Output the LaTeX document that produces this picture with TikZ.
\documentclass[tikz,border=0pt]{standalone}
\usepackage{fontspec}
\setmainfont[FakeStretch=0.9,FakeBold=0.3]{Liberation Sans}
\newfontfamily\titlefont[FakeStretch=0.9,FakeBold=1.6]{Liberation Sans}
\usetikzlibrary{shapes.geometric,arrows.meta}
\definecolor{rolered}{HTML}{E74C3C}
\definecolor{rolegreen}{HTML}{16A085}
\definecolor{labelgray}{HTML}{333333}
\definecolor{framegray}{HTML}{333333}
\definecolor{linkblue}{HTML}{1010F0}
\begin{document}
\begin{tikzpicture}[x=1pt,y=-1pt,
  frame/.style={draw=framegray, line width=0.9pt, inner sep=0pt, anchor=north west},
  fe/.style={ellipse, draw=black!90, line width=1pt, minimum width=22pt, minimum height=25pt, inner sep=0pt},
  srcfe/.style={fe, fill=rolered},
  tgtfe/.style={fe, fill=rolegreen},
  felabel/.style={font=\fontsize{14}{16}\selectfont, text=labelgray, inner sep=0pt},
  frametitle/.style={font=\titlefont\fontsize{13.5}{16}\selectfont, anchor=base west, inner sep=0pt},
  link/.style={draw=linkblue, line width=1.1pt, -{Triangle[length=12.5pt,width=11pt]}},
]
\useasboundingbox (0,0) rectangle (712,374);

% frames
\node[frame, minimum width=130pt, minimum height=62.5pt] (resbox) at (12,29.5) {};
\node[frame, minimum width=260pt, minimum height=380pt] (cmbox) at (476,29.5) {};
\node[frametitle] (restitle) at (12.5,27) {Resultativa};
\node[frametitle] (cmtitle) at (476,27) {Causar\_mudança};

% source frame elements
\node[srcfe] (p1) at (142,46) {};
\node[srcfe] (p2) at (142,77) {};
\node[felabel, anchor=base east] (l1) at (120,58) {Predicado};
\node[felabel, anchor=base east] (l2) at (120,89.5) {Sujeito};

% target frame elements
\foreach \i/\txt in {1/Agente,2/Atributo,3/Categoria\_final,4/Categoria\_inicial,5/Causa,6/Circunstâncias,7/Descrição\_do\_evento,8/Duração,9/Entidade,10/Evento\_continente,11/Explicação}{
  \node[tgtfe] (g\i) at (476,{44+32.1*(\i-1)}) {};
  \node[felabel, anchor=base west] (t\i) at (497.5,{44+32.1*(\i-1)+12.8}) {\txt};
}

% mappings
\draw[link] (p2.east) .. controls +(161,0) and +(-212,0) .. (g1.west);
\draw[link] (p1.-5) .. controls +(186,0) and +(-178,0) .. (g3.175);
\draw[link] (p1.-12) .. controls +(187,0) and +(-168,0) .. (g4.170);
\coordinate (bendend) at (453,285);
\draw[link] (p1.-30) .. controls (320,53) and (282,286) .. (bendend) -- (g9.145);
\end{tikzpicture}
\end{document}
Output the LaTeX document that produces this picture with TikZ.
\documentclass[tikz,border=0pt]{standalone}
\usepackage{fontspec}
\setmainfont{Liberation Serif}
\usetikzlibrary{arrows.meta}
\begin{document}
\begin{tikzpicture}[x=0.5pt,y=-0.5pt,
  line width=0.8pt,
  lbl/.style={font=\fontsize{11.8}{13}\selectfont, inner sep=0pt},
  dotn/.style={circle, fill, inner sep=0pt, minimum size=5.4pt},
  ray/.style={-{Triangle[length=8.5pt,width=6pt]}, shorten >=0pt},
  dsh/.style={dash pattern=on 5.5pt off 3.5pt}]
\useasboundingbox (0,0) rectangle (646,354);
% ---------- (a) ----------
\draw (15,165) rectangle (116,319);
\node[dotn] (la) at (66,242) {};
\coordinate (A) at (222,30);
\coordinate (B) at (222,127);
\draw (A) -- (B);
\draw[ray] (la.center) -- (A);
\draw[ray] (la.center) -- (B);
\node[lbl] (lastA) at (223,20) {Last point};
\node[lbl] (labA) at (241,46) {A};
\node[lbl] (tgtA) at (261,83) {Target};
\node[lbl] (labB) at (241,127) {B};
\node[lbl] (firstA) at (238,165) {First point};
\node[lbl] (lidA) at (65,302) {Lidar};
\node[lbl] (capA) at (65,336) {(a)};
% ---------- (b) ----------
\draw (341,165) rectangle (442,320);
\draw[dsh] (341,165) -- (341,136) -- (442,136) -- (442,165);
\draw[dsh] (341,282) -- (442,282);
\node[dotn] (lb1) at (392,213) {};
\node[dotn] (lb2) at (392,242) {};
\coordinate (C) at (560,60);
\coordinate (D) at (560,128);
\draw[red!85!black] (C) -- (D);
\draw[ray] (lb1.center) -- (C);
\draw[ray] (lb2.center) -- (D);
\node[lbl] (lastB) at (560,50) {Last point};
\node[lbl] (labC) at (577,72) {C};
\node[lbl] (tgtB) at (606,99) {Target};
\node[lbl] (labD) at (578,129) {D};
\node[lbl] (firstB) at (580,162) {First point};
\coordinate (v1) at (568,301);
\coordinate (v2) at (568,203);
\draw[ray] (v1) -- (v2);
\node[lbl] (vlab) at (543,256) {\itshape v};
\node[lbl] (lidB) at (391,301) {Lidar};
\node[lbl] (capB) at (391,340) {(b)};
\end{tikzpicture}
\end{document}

==========

__TASK GOAL__
Print the entries exactly. Include every one.

__EXERCISE SOLUTION__
Output the LaTeX document that produces this picture with TikZ.
\documentclass[tikz,border=0pt]{standalone}
\usepackage{fontspec}
\setmainfont[FakeStretch=0.9,FakeBold=0.3]{Liberation Sans}
\newfontfamily\titlefont[FakeStretch=0.9,FakeBold=1.6]{Liberation Sans}
\usetikzlibrary{shapes.geometric,arrows.meta}
\definecolor{rolered}{HTML}{E74C3C}
\definecolor{rolegreen}{HTML}{16A085}
\definecolor{labelgray}{HTML}{333333}
\definecolor{framegray}{HTML}{333333}
\definecolor{linkblue}{HTML}{1010F0}
\begin{document}
\begin{tikzpicture}[x=1pt,y=-1pt,
  frame/.style={draw=framegray, line width=0.9pt, inner sep=0pt, anchor=north west},
  fe/.style={ellipse, draw=black!90, line width=1pt, minimum width=22pt, minimum height=25pt, inner sep=0pt},
  srcfe/.style={fe, fill=rolered},
  tgtfe/.style={fe, fill=rolegreen},
  felabel/.style={font=\fontsize{14}{16}\selectfont, text=labelgray, inner sep=0pt},
  frametitle/.style={font=\titlefont\fontsize{13.5}{16}\selectfont, anchor=base west, inner sep=0pt},
  link/.style={draw=linkblue, line width=1.1pt, -{Triangle[length=12.5pt,width=11pt]}},
]
\useasboundingbox (0,0) rectangle (712,374);

% frames
\node[frame, minimum width=130pt, minimum height=62.5pt] (resbox) at (12,29.5) {};
\node[frame, minimum width=260pt, minimum height=380pt] (cmbox) at (476,29.5) {};
\node[frametitle] (restitle) at (12.5,27) {Resultativa};
\node[frametitle] (cmtitle) at (476,27) {Causar\_mudança};

% source frame elements
\node[srcfe] (p1) at (142,46) {};
\node[srcfe] (p2) at (142,77) {};
\node[felabel, anchor=base east] (l1) at (120,58) {Predicado};
\node[felabel, anchor=base east] (l2) at (120,89.5) {Sujeito};

% target frame elements
\foreach \i/\txt in {1/Agente,2/Atributo,3/Categoria\_final,4/Categoria\_inicial,5/Causa,6/Circunstâncias,7/Descrição\_do\_evento,8/Duração,9/Entidade,10/Evento\_continente,11/Explicação}{
  \node[tgtfe] (g\i) at (476,{44+32.1*(\i-1)}) {};
  \node[felabel, anchor=base west] (t\i) at (497.5,{44+32.1*(\i-1)+12.8}) {\txt};
}

% mappings
\draw[link] (p2.east) .. controls +(161,0) and +(-212,0) .. (g1.west);
\draw[link] (p1.-5) .. controls +(186,0) and +(-178,0) .. (g3.175);
\draw[link] (p1.-12) .. controls +(187,0) and +(-168,0) .. (g4.170);
\coordinate (bendend) at (453,285);
\draw[link] (p1.-30) .. controls (320,53) and (282,286) .. (bendend) -- (g9.145);
\end{tikzpicture}
\end{document}
Output the LaTeX document that produces this picture with TikZ.
\documentclass[tikz,border=0pt]{standalone}
\usepackage{fontspec}
\setmainfont{Liberation Serif}
\usetikzlibrary{arrows.meta}
\begin{document}
\begin{tikzpicture}[x=0.5pt,y=-0.5pt,
  line width=0.8pt,
  lbl/.style={font=\fontsize{11.8}{13}\selectfont, inner sep=0pt},
  dotn/.style={circle, fill, inner sep=0pt, minimum size=5.4pt},
  ray/.style={-{Triangle[length=8.5pt,width=6pt]}, shorten >=0pt},
  dsh/.style={dash pattern=on 5.5pt off 3.5pt}]
\useasboundingbox (0,0) rectangle (646,354);
% ---------- (a) ----------
\draw (15,165) rectangle (116,319);
\node[dotn] (la) at (66,242) {};
\coordinate (A) at (222,30);
\coordinate (B) at (222,127);
\draw (A) -- (B);
\draw[ray] (la.center) -- (A);
\draw[ray] (la.center) -- (B);
\node[lbl] (lastA) at (223,20) {Last point};
\node[lbl] (labA) at (241,46) {A};
\node[lbl] (tgtA) at (261,83) {Target};
\node[lbl] (labB) at (241,127) {B};
\node[lbl] (firstA) at (238,165) {First point};
\node[lbl] (lidA) at (65,302) {Lidar};
\node[lbl] (capA) at (65,336) {(a)};
% ---------- (b) ----------
\draw (341,165) rectangle (442,320);
\draw[dsh] (341,165) -- (341,136) -- (442,136) -- (442,165);
\draw[dsh] (341,282) -- (442,282);
\node[dotn] (lb1) at (392,213) {};
\node[dotn] (lb2) at (392,242) {};
\coordinate (C) at (560,60);
\coordinate (D) at (560,128);
\draw[red!85!black] (C) -- (D);
\draw[ray] (lb1.center) -- (C);
\draw[ray] (lb2.center) -- (D);
\node[lbl] (lastB) at (560,50) {Last point};
\node[lbl] (labC) at (577,72) {C};
\node[lbl] (tgtB) at (606,99) {Target};
\node[lbl] (labD) at (578,129) {D};
\node[lbl] (firstB) at (580,162) {First point};
\coordinate (v1) at (568,301);
\coordinate (v2) at (568,203);
\draw[ray] (v1) -- (v2);
\node[lbl] (vlab) at (543,256) {\itshape v};
\node[lbl] (lidB) at (391,301) {Lidar};
\node[lbl] (capB) at (391,340) {(b)};
\end{tikzpicture}
\end{document}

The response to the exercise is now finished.